● PROBLEM TO SOLVE
Retype all of the listing exactly, passing over any picture you find.

═══ AVAILABLE DATA

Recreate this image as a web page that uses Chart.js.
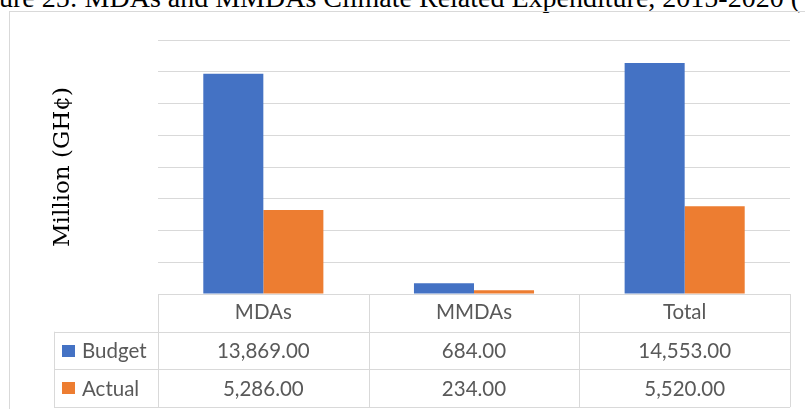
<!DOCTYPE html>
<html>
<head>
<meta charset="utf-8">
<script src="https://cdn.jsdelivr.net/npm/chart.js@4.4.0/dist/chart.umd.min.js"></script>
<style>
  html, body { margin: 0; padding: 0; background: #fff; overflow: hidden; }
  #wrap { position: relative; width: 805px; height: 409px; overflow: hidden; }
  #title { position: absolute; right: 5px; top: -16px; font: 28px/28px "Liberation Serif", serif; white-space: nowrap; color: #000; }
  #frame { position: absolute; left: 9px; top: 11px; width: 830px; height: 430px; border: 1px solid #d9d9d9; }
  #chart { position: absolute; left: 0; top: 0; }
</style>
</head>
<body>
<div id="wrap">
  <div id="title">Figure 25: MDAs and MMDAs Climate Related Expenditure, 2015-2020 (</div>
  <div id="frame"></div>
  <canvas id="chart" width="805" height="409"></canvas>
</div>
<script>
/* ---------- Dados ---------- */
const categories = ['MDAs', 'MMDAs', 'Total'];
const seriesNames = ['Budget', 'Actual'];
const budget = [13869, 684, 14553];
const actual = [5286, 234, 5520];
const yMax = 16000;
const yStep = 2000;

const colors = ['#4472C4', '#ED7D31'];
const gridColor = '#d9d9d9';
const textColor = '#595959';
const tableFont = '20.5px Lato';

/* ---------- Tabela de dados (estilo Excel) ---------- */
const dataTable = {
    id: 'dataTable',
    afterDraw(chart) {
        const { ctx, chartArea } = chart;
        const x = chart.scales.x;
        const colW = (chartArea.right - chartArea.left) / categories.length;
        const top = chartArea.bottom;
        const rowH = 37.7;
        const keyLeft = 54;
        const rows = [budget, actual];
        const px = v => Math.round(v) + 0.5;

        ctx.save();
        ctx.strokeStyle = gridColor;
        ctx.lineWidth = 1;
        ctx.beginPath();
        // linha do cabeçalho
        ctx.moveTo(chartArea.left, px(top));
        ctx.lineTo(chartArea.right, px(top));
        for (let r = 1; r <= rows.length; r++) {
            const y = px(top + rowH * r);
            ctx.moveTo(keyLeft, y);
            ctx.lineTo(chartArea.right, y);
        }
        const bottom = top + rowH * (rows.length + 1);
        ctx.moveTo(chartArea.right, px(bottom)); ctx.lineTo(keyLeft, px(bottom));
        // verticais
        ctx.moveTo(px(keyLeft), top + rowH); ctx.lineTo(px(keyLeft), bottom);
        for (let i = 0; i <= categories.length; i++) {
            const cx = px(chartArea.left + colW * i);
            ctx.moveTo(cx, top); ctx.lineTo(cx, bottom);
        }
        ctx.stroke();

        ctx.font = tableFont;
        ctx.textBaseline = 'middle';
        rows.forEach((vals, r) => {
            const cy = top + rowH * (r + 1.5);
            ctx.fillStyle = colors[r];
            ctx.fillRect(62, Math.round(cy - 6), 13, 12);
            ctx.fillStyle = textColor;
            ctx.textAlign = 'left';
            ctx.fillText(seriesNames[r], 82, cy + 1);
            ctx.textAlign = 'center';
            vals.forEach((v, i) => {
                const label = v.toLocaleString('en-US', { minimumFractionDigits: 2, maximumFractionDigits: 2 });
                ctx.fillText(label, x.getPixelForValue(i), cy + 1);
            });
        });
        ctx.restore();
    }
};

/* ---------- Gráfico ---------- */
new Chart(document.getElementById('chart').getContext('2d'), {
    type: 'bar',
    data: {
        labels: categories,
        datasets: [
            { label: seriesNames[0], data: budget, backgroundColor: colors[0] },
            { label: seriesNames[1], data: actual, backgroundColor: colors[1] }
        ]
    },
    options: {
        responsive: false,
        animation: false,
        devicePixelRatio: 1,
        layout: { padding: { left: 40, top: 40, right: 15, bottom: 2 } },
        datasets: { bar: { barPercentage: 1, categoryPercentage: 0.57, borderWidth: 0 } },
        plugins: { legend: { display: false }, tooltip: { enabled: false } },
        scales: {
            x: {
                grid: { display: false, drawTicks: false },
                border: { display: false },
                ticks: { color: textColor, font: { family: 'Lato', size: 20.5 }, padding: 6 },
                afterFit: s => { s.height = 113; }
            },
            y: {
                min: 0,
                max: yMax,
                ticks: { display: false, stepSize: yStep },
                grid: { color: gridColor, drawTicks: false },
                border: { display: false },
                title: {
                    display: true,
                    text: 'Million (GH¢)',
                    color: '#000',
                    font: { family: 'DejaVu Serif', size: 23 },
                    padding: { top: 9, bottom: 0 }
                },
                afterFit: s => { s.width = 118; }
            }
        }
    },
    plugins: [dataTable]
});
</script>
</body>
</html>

══════

● TASK OUTPUT
Recreate this image as a web page that uses Chart.js.
<!DOCTYPE html>
<html>
<head>
<meta charset="utf-8">
<script src="https://cdn.jsdelivr.net/npm/chart.js@4.4.0/dist/chart.umd.min.js"></script>
<style>
  html, body { margin: 0; padding: 0; background: #fff; overflow: hidden; }
  #wrap { position: relative; width: 805px; height: 409px; overflow: hidden; }
  #title { position: absolute; right: 5px; top: -16px; font: 28px/28px "Liberation Serif", serif; white-space: nowrap; color: #000; }
  #frame { position: absolute; left: 9px; top: 11px; width: 830px; height: 430px; border: 1px solid #d9d9d9; }
  #chart { position: absolute; left: 0; top: 0; }
</style>
</head>
<body>
<div id="wrap">
  <div id="title">Figure 25: MDAs and MMDAs Climate Related Expenditure, 2015-2020 (</div>
  <div id="frame"></div>
  <canvas id="chart" width="805" height="409"></canvas>
</div>
<script>
/* ---------- Dados ---------- */
const categories = ['MDAs', 'MMDAs', 'Total'];
const seriesNames = ['Budget', 'Actual'];
const budget = [13869, 684, 14553];
const actual = [5286, 234, 5520];
const yMax = 16000;
const yStep = 2000;

const colors = ['#4472C4', '#ED7D31'];
const gridColor = '#d9d9d9';
const textColor = '#595959';
const tableFont = '20.5px Lato';

/* ---------- Tabela de dados (estilo Excel) ---------- */
const dataTable = {
    id: 'dataTable',
    afterDraw(chart) {
        const { ctx, chartArea } = chart;
        const x = chart.scales.x;
        const colW = (chartArea.right - chartArea.left) / categories.length;
        const top = chartArea.bottom;
        const rowH = 37.7;
        const keyLeft = 54;
        const rows = [budget, actual];
        const px = v => Math.round(v) + 0.5;

        ctx.save();
        ctx.strokeStyle = gridColor;
        ctx.lineWidth = 1;
        ctx.beginPath();
        // linha do cabeçalho
        ctx.moveTo(chartArea.left, px(top));
        ctx.lineTo(chartArea.right, px(top));
        for (let r = 1; r <= rows.length; r++) {
            const y = px(top + rowH * r);
            ctx.moveTo(keyLeft, y);
            ctx.lineTo(chartArea.right, y);
        }
        const bottom = top + rowH * (rows.length + 1);
        ctx.moveTo(chartArea.right, px(bottom)); ctx.lineTo(keyLeft, px(bottom));
        // verticais
        ctx.moveTo(px(keyLeft), top + rowH); ctx.lineTo(px(keyLeft), bottom);
        for (let i = 0; i <= categories.length; i++) {
            const cx = px(chartArea.left + colW * i);
            ctx.moveTo(cx, top); ctx.lineTo(cx, bottom);
        }
        ctx.stroke();

        ctx.font = tableFont;
        ctx.textBaseline = 'middle';
        rows.forEach((vals, r) => {
            const cy = top + rowH * (r + 1.5);
            ctx.fillStyle = colors[r];
            ctx.fillRect(62, Math.round(cy - 6), 13, 12);
            ctx.fillStyle = textColor;
            ctx.textAlign = 'left';
            ctx.fillText(seriesNames[r], 82, cy + 1);
            ctx.textAlign = 'center';
            vals.forEach((v, i) => {
                const label = v.toLocaleString('en-US', { minimumFractionDigits: 2, maximumFractionDigits: 2 });
                ctx.fillText(label, x.getPixelForValue(i), cy + 1);
            });
        });
        ctx.restore();
    }
};

/* ---------- Gráfico ---------- */
new Chart(document.getElementById('chart').getContext('2d'), {
    type: 'bar',
    data: {
        labels: categories,
        datasets: [
            { label: seriesNames[0], data: budget, backgroundColor: colors[0] },
            { label: seriesNames[1], data: actual, backgroundColor: colors[1] }
        ]
    },
    options: {
        responsive: false,
        animation: false,
        devicePixelRatio: 1,
        layout: { padding: { left: 40, top: 40, right: 15, bottom: 2 } },
        datasets: { bar: { barPercentage: 1, categoryPercentage: 0.57, borderWidth: 0 } },
        plugins: { legend: { display: false }, tooltip: { enabled: false } },
        scales: {
            x: {
                grid: { display: false, drawTicks: false },
                border: { display: false },
                ticks: { color: textColor, font: { family: 'Lato', size: 20.5 }, padding: 6 },
                afterFit: s => { s.height = 113; }
            },
            y: {
                min: 0,
                max: yMax,
                ticks: { display: false, stepSize: yStep },
                grid: { color: gridColor, drawTicks: false },
                border: { display: false },
                title: {
                    display: true,
                    text: 'Million (GH¢)',
                    color: '#000',
                    font: { family: 'DejaVu Serif', size: 23 },
                    padding: { top: 9, bottom: 0 }
                },
                afterFit: s => { s.width = 118; }
            }
        }
    },
    plugins: [dataTable]
});
</script>
</body>
</html>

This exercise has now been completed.